Ma is the go-to expert in what is arguably the most sensitive subject in Hong Kong: He meticulously tracks perceived foreign interference in the Special Administrative Region (SAR).
In the West, in similar circumstances, he would be a media star. With a smirk, he told me that local journalists, whether working in English or Chinese, rarely visit him, not to mention foreigners.
Ma received me at his office in Wanchai this past Saturday morning after a "dark day" of rampage, as described by the SAR government. He wasted no time before calling my attention to a petition requesting a "United Nations investigation into the United States' involvement in Hong Kong riots."
He let me see a copy of the document, which lists the People's Republic of China as petitioner, the United States of America as respondent nation and the Hong Kong Legal Exchange Foundation as ex parte petitioner. This was submitted on Aug. 16 to the UN Security Council in Geneva, directed to UN Secretary-General Antonio Guterres.
In the document, Issue II deals with "funded, sponsored and provided supplies to any organizations, groups, companies, political parties or individuals" and "trained and front-line protesters, students and dissidents."
Predictably, the US National Endowment for Democracy is listed in the documentation: its largest 2018 grants were directed to China, slightly ahead of Russia.
The NED was founded in 1983 after serial covert CIA ops across the Global South had been exposed.
In 1986, NED President Carl Gershman told the New York Times: "It would be terrible for democratic groups around the world to be seen as subsidized by the CIA. We saw that in the '60s, and that's why it has been discontinued." As the Times article explained about the NED:
"In some respects, the program resembles the aid given by the Central Intelligence Agency in the 1950s, '60s and '70s to bolster pro-American political groups. But that aid was clandestine and, subsequent Congressional investigations found, often used planted newspaper articles and other forms of intentionally misleading information. The current financing is largely public despite some recipients' wish to keep some activities secret and appears to be given with the objective of shoring up political pluralism, broader than the CIA's goals of fostering pro-Americanism."Soft power at work
So it's no secret, all across the Global South, that under the cover of a benign umbrella promoting democracy and human rights, the NED works as a soft-power mechanism actively interfering in politics and society. Recent examples include Ukraine, Venezuela and Nicaragua. In many cases, that is conducive to regime change.

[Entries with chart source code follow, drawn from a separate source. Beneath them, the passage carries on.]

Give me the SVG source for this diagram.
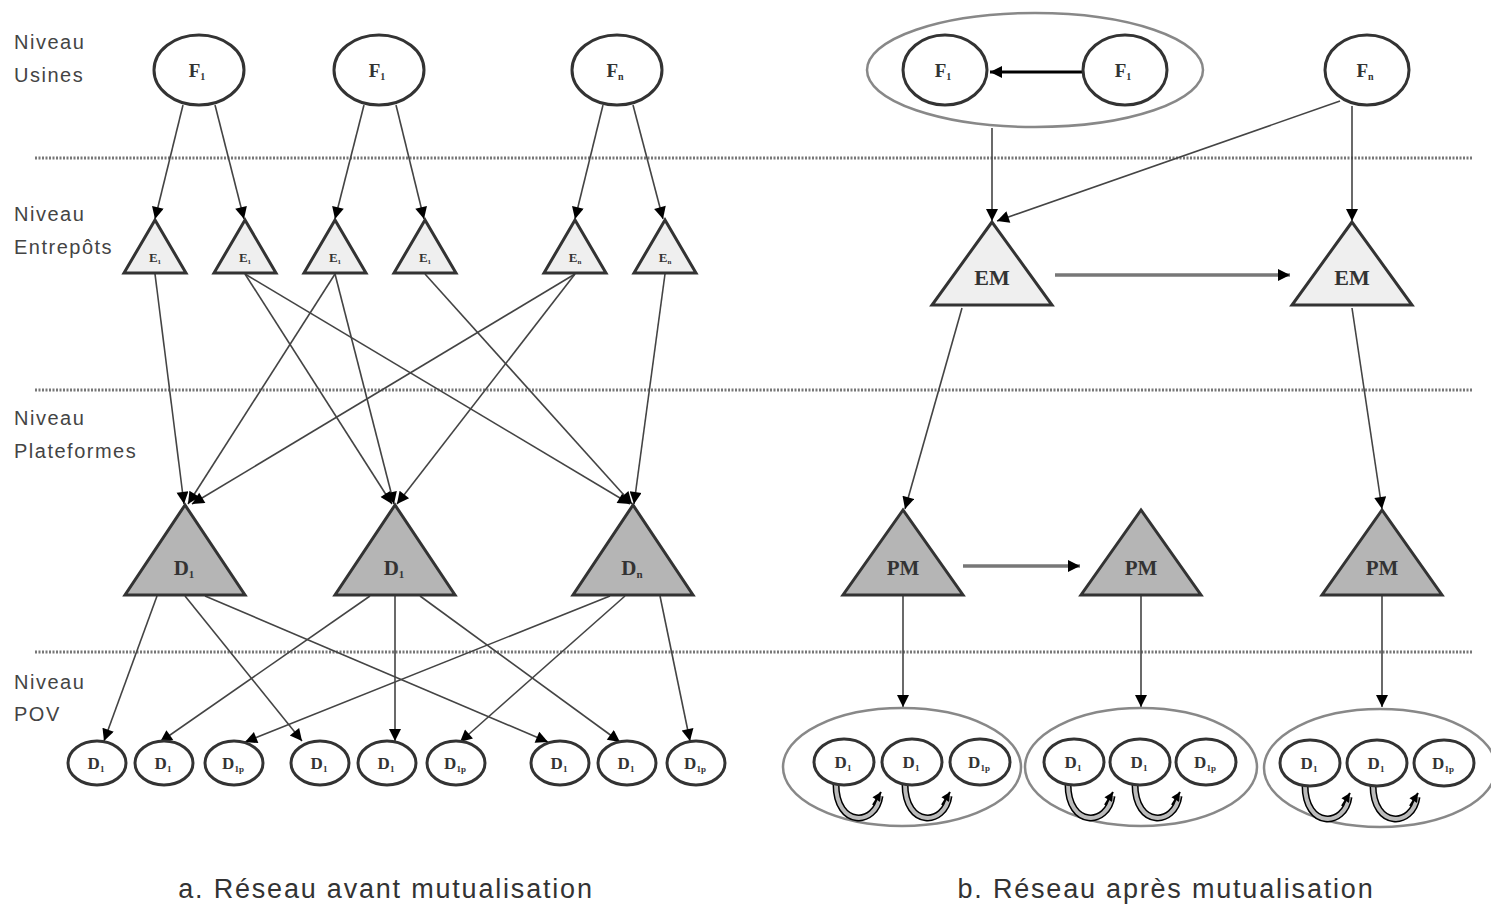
<svg xmlns="http://www.w3.org/2000/svg" width="1491" height="904" viewBox="0 0 1491 904">
<style>
.sep{stroke:#777;stroke-width:3;stroke-dasharray:2 1.5;fill:none}
.node{fill:#fff;stroke:#333;stroke-width:3}
.grp{fill:none;stroke:#888;stroke-width:2.5}
.te{fill:#efefef;stroke:#333;stroke-width:3}
.td{fill:#b5b5b5;stroke:#333;stroke-width:3}
.lbl{font-family:"Liberation Serif",serif;font-weight:bold;fill:#333;text-anchor:middle}
.lv{font-family:"Liberation Sans",sans-serif;font-size:20px;letter-spacing:1.5px;fill:#444}
.cap{font-family:"Liberation Sans",sans-serif;font-size:27px;letter-spacing:1.8px;fill:#333;text-anchor:middle}
.ln{stroke:#444;stroke-width:1.6;fill:none;marker-end:url(#ah)}
.thick{stroke:#777;stroke-width:3.5;fill:none;marker-end:url(#ah)}
.cu{fill:none;stroke:#000;stroke-width:7}
.cu2{fill:none;stroke:#bbb;stroke-width:4}
</style>
<defs>
<marker id="ah" viewBox="0 0 10 10" refX="10" refY="5" markerWidth="14" markerHeight="12" markerUnits="userSpaceOnUse" orient="auto"><path d="M0,0 L10,5 L0,10 z" fill="#000"/></marker>
<marker id="ahs" viewBox="0 0 10 10" refX="10" refY="5" markerWidth="10" markerHeight="9" markerUnits="userSpaceOnUse" orient="auto"><path d="M0,0 L10,5 L0,10 z" fill="#000"/></marker>
</defs>
<rect width="1491" height="904" fill="#fff"/>
<g id="separators">
<line class="sep" x1="35" y1="158" x2="1472" y2="158"/>
<line class="sep" x1="35" y1="390" x2="1472" y2="390"/>
<line class="sep" x1="35" y1="652" x2="1472" y2="652"/>
</g>
<g id="level-labels">
<text class="lv" x="14" y="49">Niveau</text>
<text class="lv" x="14" y="82">Usines</text>
<text class="lv" x="14" y="221">Niveau</text>
<text class="lv" x="14" y="254">Entrepôts</text>
<text class="lv" x="14" y="425">Niveau</text>
<text class="lv" x="14" y="458">Plateformes</text>
<text class="lv" x="14" y="689">Niveau</text>
<text class="lv" x="14" y="721">POV</text>
</g>
<g id="connectors">
<line class="ln" x1="183" y1="105" x2="155" y2="219"/>
<line class="ln" x1="215" y1="105" x2="244" y2="219"/>
<line class="ln" x1="364" y1="105" x2="335" y2="219"/>
<line class="ln" x1="396" y1="105" x2="424" y2="219"/>
<line class="ln" x1="603" y1="105" x2="575" y2="219"/>
<line class="ln" x1="633" y1="105" x2="663" y2="219"/>
<line class="ln" x1="155" y1="274" x2="184" y2="504"/>
<line class="ln" x1="245" y1="274" x2="392" y2="504"/>
<line class="ln" x1="245" y1="274" x2="630" y2="504"/>
<line class="ln" x1="335" y1="274" x2="188" y2="504"/>
<line class="ln" x1="335" y1="274" x2="394" y2="504"/>
<line class="ln" x1="425" y1="274" x2="632" y2="504"/>
<line class="ln" x1="575" y1="274" x2="192" y2="504"/>
<line class="ln" x1="575" y1="274" x2="397" y2="504"/>
<line class="ln" x1="665" y1="274" x2="634" y2="504"/>
<line class="ln" x1="157" y1="596" x2="104" y2="741"/>
<line class="ln" x1="185" y1="596" x2="302" y2="741"/>
<line class="ln" x1="205" y1="596" x2="548" y2="742"/>
<line class="ln" x1="370" y1="596" x2="160" y2="742"/>
<line class="ln" x1="395" y1="596" x2="395" y2="741"/>
<line class="ln" x1="420" y1="596" x2="620" y2="742"/>
<line class="ln" x1="610" y1="596" x2="245" y2="742"/>
<line class="ln" x1="625" y1="596" x2="460" y2="742"/>
<line class="ln" x1="660" y1="596" x2="690" y2="741"/>
<line x1="1083" y1="72" x2="990" y2="72" stroke="#000" stroke-width="3" marker-end="url(#ah)"/>
<line class="ln" x1="992" y1="128" x2="992" y2="221"/>
<line class="ln" x1="1340" y1="101" x2="997" y2="221"/>
<line class="ln" x1="1352" y1="106" x2="1352" y2="221"/>
<line class="thick" x1="1055" y1="275" x2="1290" y2="275"/>
<line class="ln" x1="962" y1="308" x2="905" y2="509"/>
<line class="ln" x1="1352" y1="308" x2="1382" y2="509"/>
<line class="thick" x1="963" y1="566" x2="1080" y2="566"/>
<line class="ln" x1="903" y1="596" x2="903" y2="707"/>
<line class="ln" x1="1141" y1="596" x2="1141" y2="707"/>
<line class="ln" x1="1382" y1="596" x2="1382" y2="707"/>
</g>
<g id="usines-a">
<g id="Fa1"><ellipse class="node" cx="199" cy="70" rx="45" ry="35"/><text class="lbl" x="197" y="77" font-size="19">F<tspan font-size="10" dy="3">1</tspan></text></g>
<g id="Fa2"><ellipse class="node" cx="379" cy="70" rx="45" ry="35"/><text class="lbl" x="377" y="77" font-size="19">F<tspan font-size="10" dy="3">1</tspan></text></g>
<g id="Fa3"><ellipse class="node" cx="617" cy="70" rx="45" ry="35"/><text class="lbl" x="615" y="77" font-size="19">F<tspan font-size="10" dy="3">n</tspan></text></g>
</g>
<g id="entrepots-a">
<g id="Ea1"><polygon class="te" points="155,220 124,273 186,273"/><text class="lbl" x="155" y="262" font-size="13">E<tspan font-size="7" dy="2">1</tspan></text></g>
<g id="Ea2"><polygon class="te" points="245,220 214,273 276,273"/><text class="lbl" x="245" y="262" font-size="13">E<tspan font-size="7" dy="2">1</tspan></text></g>
<g id="Ea3"><polygon class="te" points="335,220 304,273 366,273"/><text class="lbl" x="335" y="262" font-size="13">E<tspan font-size="7" dy="2">1</tspan></text></g>
<g id="Ea4"><polygon class="te" points="425,220 394,273 456,273"/><text class="lbl" x="425" y="262" font-size="13">E<tspan font-size="7" dy="2">1</tspan></text></g>
<g id="Ea5"><polygon class="te" points="575,220 544,273 606,273"/><text class="lbl" x="575" y="262" font-size="13">E<tspan font-size="7" dy="2">n</tspan></text></g>
<g id="Ea6"><polygon class="te" points="665,220 634,273 696,273"/><text class="lbl" x="665" y="262" font-size="13">E<tspan font-size="7" dy="2">n</tspan></text></g>
</g>
<g id="plateformes-a">
<g id="Da1"><polygon class="td" points="185,505 125,595 245,595"/><text class="lbl" x="184" y="575" font-size="21">D<tspan font-size="11" dy="3">1</tspan></text></g>
<g id="Da2"><polygon class="td" points="395,505 335,595 455,595"/><text class="lbl" x="394" y="575" font-size="21">D<tspan font-size="11" dy="3">1</tspan></text></g>
<g id="Da3"><polygon class="td" points="633,505 573,595 693,595"/><text class="lbl" x="632" y="575" font-size="21">D<tspan font-size="11" dy="3">n</tspan></text></g>
</g>
<g id="pov-a">
<g id="Pa1"><ellipse class="node" cx="97" cy="763" rx="29" ry="22"/><text class="lbl" x="96" y="769" font-size="17">D<tspan font-size="9" dy="3">1</tspan></text></g>
<g id="Pa2"><ellipse class="node" cx="164" cy="763" rx="29" ry="22"/><text class="lbl" x="163" y="769" font-size="17">D<tspan font-size="9" dy="3">1</tspan></text></g>
<g id="Pa3"><ellipse class="node" cx="234" cy="763" rx="29" ry="22"/><text class="lbl" x="233" y="769" font-size="17">D<tspan font-size="9" dy="3">1p</tspan></text></g>
<g id="Pa4"><ellipse class="node" cx="320" cy="763" rx="29" ry="22"/><text class="lbl" x="319" y="769" font-size="17">D<tspan font-size="9" dy="3">1</tspan></text></g>
<g id="Pa5"><ellipse class="node" cx="387" cy="763" rx="29" ry="22"/><text class="lbl" x="386" y="769" font-size="17">D<tspan font-size="9" dy="3">1</tspan></text></g>
<g id="Pa6"><ellipse class="node" cx="456" cy="763" rx="29" ry="22"/><text class="lbl" x="455" y="769" font-size="17">D<tspan font-size="9" dy="3">1p</tspan></text></g>
<g id="Pa7"><ellipse class="node" cx="560" cy="763" rx="29" ry="22"/><text class="lbl" x="559" y="769" font-size="17">D<tspan font-size="9" dy="3">1</tspan></text></g>
<g id="Pa8"><ellipse class="node" cx="627" cy="763" rx="29" ry="22"/><text class="lbl" x="626" y="769" font-size="17">D<tspan font-size="9" dy="3">1</tspan></text></g>
<g id="Pa9"><ellipse class="node" cx="696" cy="763" rx="29" ry="22"/><text class="lbl" x="695" y="769" font-size="17">D<tspan font-size="9" dy="3">1p</tspan></text></g>
</g>
<g id="usines-b">
<g id="Gb"><ellipse class="grp" cx="1035" cy="70" rx="168" ry="57"/></g>
<g id="Fb1"><ellipse class="node" cx="945" cy="70" rx="42" ry="35"/><text class="lbl" x="943" y="77" font-size="19">F<tspan font-size="10" dy="3">1</tspan></text></g>
<g id="Fb2"><ellipse class="node" cx="1125" cy="70" rx="42" ry="35"/><text class="lbl" x="1123" y="77" font-size="19">F<tspan font-size="10" dy="3">1</tspan></text></g>
<g id="Fb3"><ellipse class="node" cx="1367" cy="70" rx="42" ry="35"/><text class="lbl" x="1365" y="77" font-size="19">F<tspan font-size="10" dy="3">n</tspan></text></g>
</g>
<g id="entrepots-b">
<g id="EM1"><polygon class="te" points="992,222 932,305 1052,305"/><text class="lbl" x="992" y="285" font-size="22">EM</text></g>
<g id="EM2"><polygon class="te" points="1352,222 1292,305 1412,305"/><text class="lbl" x="1352" y="285" font-size="22">EM</text></g>
</g>
<g id="plateformes-b">
<g id="PM1"><polygon class="td" points="903,510 843,595 963,595"/><text class="lbl" x="903" y="575" font-size="21">PM</text></g>
<g id="PM2"><polygon class="td" points="1141,510 1081,595 1201,595"/><text class="lbl" x="1141" y="575" font-size="21">PM</text></g>
<g id="PM3"><polygon class="td" points="1382,510 1322,595 1442,595"/><text class="lbl" x="1382" y="575" font-size="21">PM</text></g>
</g>
<g id="pov-b1">
<ellipse class="grp" cx="902" cy="767" rx="119" ry="59"/>
<path class="cu" d="M836,784 C836,828 876,826 880,796"/><path class="cu2" d="M836,784 C836,828 876,826 880,796"/>
<path class="cu" d="M905,784 C905,828 945,826 949,796"/><path class="cu2" d="M905,784 C905,828 945,826 949,796"/>
<line x1="873" y1="805" x2="881" y2="792" stroke="#000" stroke-width="2" marker-end="url(#ahs)"/>
<line x1="942" y1="805" x2="950" y2="792" stroke="#000" stroke-width="2" marker-end="url(#ahs)"/>
<ellipse class="node" cx="844" cy="762" rx="30" ry="23"/><text class="lbl" x="843" y="768" font-size="17">D<tspan font-size="9" dy="3">1</tspan></text>
<ellipse class="node" cx="912" cy="762" rx="30" ry="23"/><text class="lbl" x="911" y="768" font-size="17">D<tspan font-size="9" dy="3">1</tspan></text>
<ellipse class="node" cx="980" cy="762" rx="30" ry="23"/><text class="lbl" x="979" y="768" font-size="17">D<tspan font-size="9" dy="3">1p</tspan></text>
</g>
<g id="pov-b2">
<ellipse class="grp" cx="1141" cy="767" rx="116" ry="59"/>
<path class="cu" d="M1068,784 C1068,828 1108,826 1112,796"/><path class="cu2" d="M1068,784 C1068,828 1108,826 1112,796"/>
<path class="cu" d="M1135,784 C1135,828 1175,826 1179,796"/><path class="cu2" d="M1135,784 C1135,828 1175,826 1179,796"/>
<line x1="1105" y1="805" x2="1113" y2="792" stroke="#000" stroke-width="2" marker-end="url(#ahs)"/>
<line x1="1172" y1="805" x2="1180" y2="792" stroke="#000" stroke-width="2" marker-end="url(#ahs)"/>
<ellipse class="node" cx="1074" cy="762" rx="30" ry="23"/><text class="lbl" x="1073" y="768" font-size="17">D<tspan font-size="9" dy="3">1</tspan></text>
<ellipse class="node" cx="1140" cy="762" rx="30" ry="23"/><text class="lbl" x="1139" y="768" font-size="17">D<tspan font-size="9" dy="3">1</tspan></text>
<ellipse class="node" cx="1206" cy="762" rx="30" ry="23"/><text class="lbl" x="1205" y="768" font-size="17">D<tspan font-size="9" dy="3">1p</tspan></text>
</g>
<g id="pov-b3">
<ellipse class="grp" cx="1380" cy="768" rx="116" ry="59"/>
<path class="cu" d="M1305,785 C1305,829 1345,827 1349,797"/><path class="cu2" d="M1305,785 C1305,829 1345,827 1349,797"/>
<path class="cu" d="M1373,785 C1373,829 1413,827 1417,797"/><path class="cu2" d="M1373,785 C1373,829 1413,827 1417,797"/>
<line x1="1342" y1="806" x2="1350" y2="793" stroke="#000" stroke-width="2" marker-end="url(#ahs)"/>
<line x1="1410" y1="806" x2="1418" y2="793" stroke="#000" stroke-width="2" marker-end="url(#ahs)"/>
<ellipse class="node" cx="1310" cy="763" rx="30" ry="23"/><text class="lbl" x="1309" y="769" font-size="17">D<tspan font-size="9" dy="3">1</tspan></text>
<ellipse class="node" cx="1377" cy="763" rx="30" ry="23"/><text class="lbl" x="1376" y="769" font-size="17">D<tspan font-size="9" dy="3">1</tspan></text>
<ellipse class="node" cx="1444" cy="763" rx="30" ry="23"/><text class="lbl" x="1443" y="769" font-size="17">D<tspan font-size="9" dy="3">1p</tspan></text>
</g>
<g id="captions">
<text class="cap" x="386" y="898">a. Réseau avant mutualisation</text>
<text class="cap" x="1166" y="898">b. Réseau après mutualisation</text>
</g>
</svg>
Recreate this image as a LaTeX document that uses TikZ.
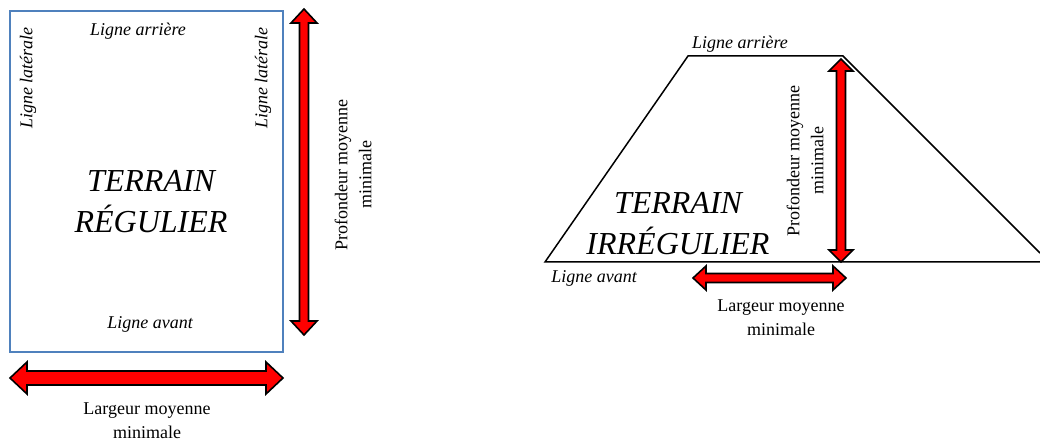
\documentclass[tikz,border=0pt]{standalone}
\usepackage{fontspec}
\setmainfont{Liberation Serif}
\newcommand\mydarrowH[6]{% x1,x2,y,shaft half,head half,head length
  \draw[bigarrow] (#1,#3) -- (#1+#6,#3-#5) -- (#1+#6,#3-#4) -- (#2-#6,#3-#4) -- (#2-#6,#3-#5) -- (#2,#3)
   -- (#2-#6,#3+#5) -- (#2-#6,#3+#4) -- (#1+#6,#3+#4) -- (#1+#6,#3+#5) -- cycle;}
\newcommand\mydarrowV[6]{% y1,y2,x,shaft half,head half,head length
  \draw[bigarrow] (#3,#1) -- (#3-#5,#1+#6) -- (#3-#4,#1+#6) -- (#3-#4,#2-#6) -- (#3-#5,#2-#6) -- (#3,#2)
   -- (#3+#5,#2-#6) -- (#3+#4,#2-#6) -- (#3+#4,#1+#6) -- (#3+#5,#1+#6) -- cycle;}
\definecolor{boxblue}{RGB}{79,129,189}
\tikzset{
  bigarrow/.style={draw=black, line width=1.6pt, fill=red, line join=miter},
  small/.style={font=\fontsize{18}{22}\selectfont\itshape, inner sep=0pt},
  smallup/.style={font=\fontsize{18}{24}\selectfont, inner sep=0pt, align=center},
  big/.style={font=\fontsize{32}{41}\selectfont\itshape, inner sep=0pt, align=center},
}
\begin{document}
\begin{tikzpicture}[x=1pt,y=-1pt]
\useasboundingbox (0,0) rectangle (1040,443);
% left regular field
\draw[boxblue, line width=1.5pt] (10,11) rectangle (283,352);
\node[small] (la) at (138,31) {Ligne arrière};
\node[small, rotate=90] (ll1) at (28,78) {Ligne latérale};
\node[small, rotate=90] (ll2) at (263,78) {Ligne latérale};
\node[big] (tr) at (151,202) {TERRAIN\\RÉGULIER};
\node[small] (lav) at (150,324) {Ligne avant};
\mydarrowV{9}{335}{304}{4.5}{13}{14}
\node[smallup, rotate=90] (pm1) at (353,175) {Profondeur moyenne\\minimale};
\mydarrowH{10}{283}{378}{7}{16}{17}
\node[smallup] (lm1) at (147,421) {Largeur moyenne\\minimale};
% right irregular field
\draw[black, line width=1.5pt, line join=miter] (1040,253) -- (843,56) -- (688,56) -- (545,262) -- (1040,262);
\node[small] (ra) at (740,44) {Ligne arrière};
\node[big] (ti) at (678,224) {TERRAIN\\IRRÉGULIER};
\node[small] (rav) at (594,278) {Ligne avant};
\mydarrowV{59}{262}{841}{4.5}{12}{12}
\node[smallup, rotate=90] (pm2) at (805,161) {Profondeur moyenne\\minimale};
\mydarrowH{693}{846}{278}{4.5}{12}{13}
\node[smallup] (lm2) at (781,318) {Largeur moyenne\\minimale};
\end{tikzpicture}
\end{document}
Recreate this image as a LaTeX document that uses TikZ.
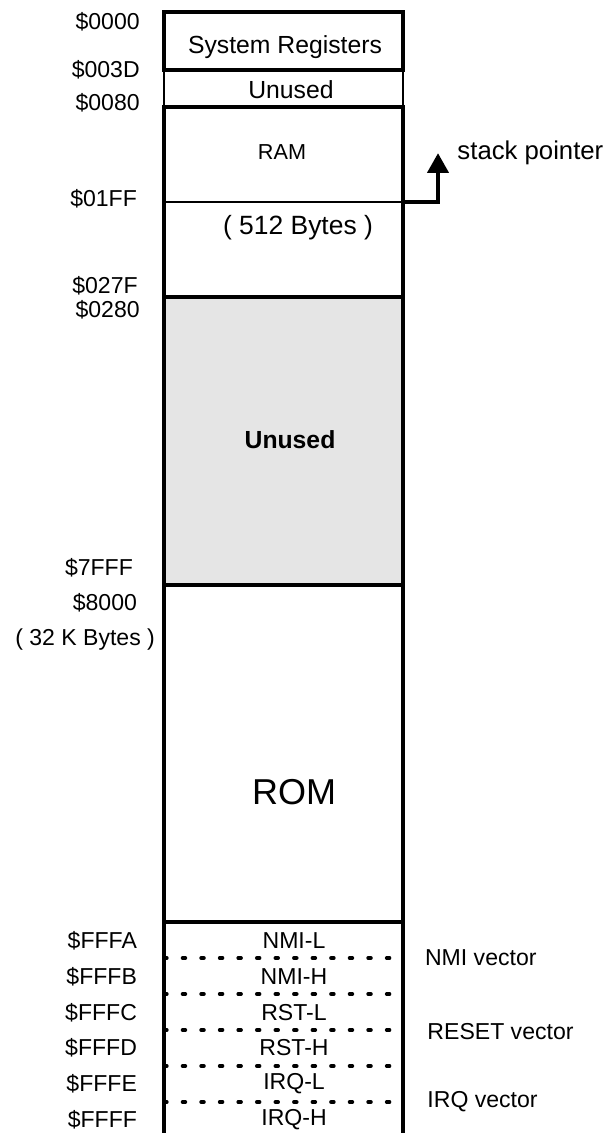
\documentclass[tikz,border=0pt]{standalone}
\usepackage{fontspec}
\setmainfont{Liberation Sans}
\definecolor{memgrey}{HTML}{E5E5E5}
\usetikzlibrary{arrows.meta, positioning}

\begin{document}
\begin{tikzpicture}[
  region/.style={rectangle, draw, line width=2.8pt, minimum width=5.975cm,
    outer sep=0pt, inner sep=0pt},
  addr/.style={anchor=east, inner sep=0pt, font=\fontsize{16.4}{19}\selectfont},
  vecname/.style={anchor=west, inner sep=0pt, font=\fontsize{16.4}{19}\selectfont},
  cell/.style={font=\fontsize{16.4}{19}\selectfont},
  bigcell/.style={font=\fontsize{17.6}{20}\selectfont},
  divider/.style={line width=2.6pt, line cap=round, dash pattern=on 2pt off 11.2pt},
  arrow/.style={-{Triangle[width=15pt,length=14pt]}, line width=2.6pt}
]
\useasboundingbox (0,0) rectangle (15.2,-28.325);

% memory regions, top to bottom
\node[region, anchor=north, minimum height=1.45cm] (sysreg) at (7.0875,-0.3) {};
\node[region, line width=0.8pt, minimum height=0.925cm, below=0pt of sysreg] (lowfree) {};
\node[region, minimum height=4.75cm, below=0pt of lowfree] (ram) {};
\node[region, fill=memgrey, minimum height=7.2cm, below=0pt of ram] (gap) {};
\node[region, minimum height=8.425cm, below=0pt of gap] (rom) {};
\node[region, minimum height=5.6cm, below=0pt of rom] (vec) {};

% texts inside the regions
\node[bigcell] (sysname) at (7.125,-1.18) {System Registers};
\node[bigcell] (lowname) at (7.275,-2.25) {Unused};
\node[cell, font=\fontsize{15.4}{18}\selectfont] (ramname) at (7.05,-3.8) {RAM};
\node[cell, font=\fontsize{18.8}{22}\selectfont] (ramsize) at (7.45,-5.68) {( 512 Bytes )};
\node[bigcell] (gapname) at (7.25,-11.0) {\bfseries Unused};
\node[cell, font=\fontsize{25.6}{30}\selectfont] (romname) at (7.35,-19.8) {ROM};

\foreach \nm/\y [count=\i] in {NMI-L/-23.525, NMI-H/-24.425, RST-L/-25.325,
    RST-H/-26.2, IRQ-L/-27.1, IRQ-H/-28.0}
  \node[cell] (cell\i) at (7.35,\y) {\nm};

\foreach \y in {-23.95, -24.85, -25.75, -26.65, -27.55}
  \draw[divider] (vec.west |- 0,\y) -- (vec.east |- 0,\y);

% stack pointer line
\coordinate (sp01) at (ram.east |- 0,-5.05);
\coordinate (sptip) at (10.95,-3.83);
\draw[line width=1pt] (ram.west |- sp01) -- (sp01);
\draw[arrow] (sp01) -| (sptip);
\node[vecname, font=\fontsize{18.3}{21}\selectfont] (spname) at (11.43,-3.83) {stack pointer};

% addresses
\node[addr] (a0000) at (3.5,-0.55) {\$0000};
\node[addr] (a003D) at (3.5,-1.75) {\$003D};
\node[addr] (a0080) at (3.5,-2.575) {\$0080};
\node[addr] (a01FF) at (3.43,-4.975) {\$01FF};
\node[addr] (a027F) at (3.45,-7.15) {\$027F};
\node[addr] (a0280) at (3.5,-7.75) {\$0280};
\node[addr] (a7FFF) at (3.33,-14.2) {\$7FFF};
\node[addr] (a8000) at (3.43,-15.075) {\$8000};
\node[addr] (romsize) at (3.88,-16.0) {( 32 K Bytes )};
\foreach \lab/\y [count=\i] in {FFFA/-23.525, FFFB/-24.425, FFFC/-25.325,
    FFFD/-26.2, FFFE/-27.1, FFFF/-28.0}
  \node[addr] (avec\i) at (3.43,\y) {\$\lab};

% vector names
\node[vecname] (nmivec) at (10.62,-23.95) {NMI vector};
\node[vecname] (rstvec) at (10.68,-25.8) {RESET vector};
\node[vecname] (irqvec) at (10.68,-27.55) {IRQ vector};
\end{tikzpicture}
\end{document}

The NED's board of directors includes Elliott Abrams, who was instrumental in financing and weaponizing the Contras in Nicaragua, and Victoria Nuland, who supervised the financing and weaponizing of militias in Ukraine that some but not all experts have described as neo-fascist.
The NED offers grants via various branches. One of them is the National Democratic Institute, which has been active in Hong Kong since the 1997 handover. These are some of the grants offered by the NED in Hong Kong in 2018.
At least one Hong Kong-based publication took the trouble of studying the NED's local connections, even publishing a chart of the anti-extradition protest organizational structure. But none of the evidence is conclusive. The most the publication could say was, "If we analyze the historical involvement of NED in Occupy Central and the sequence of events that took place from March in 2019, it is highly possible that the Americans may be potentially involved in the current civil unrest via NED albeit not conclusive."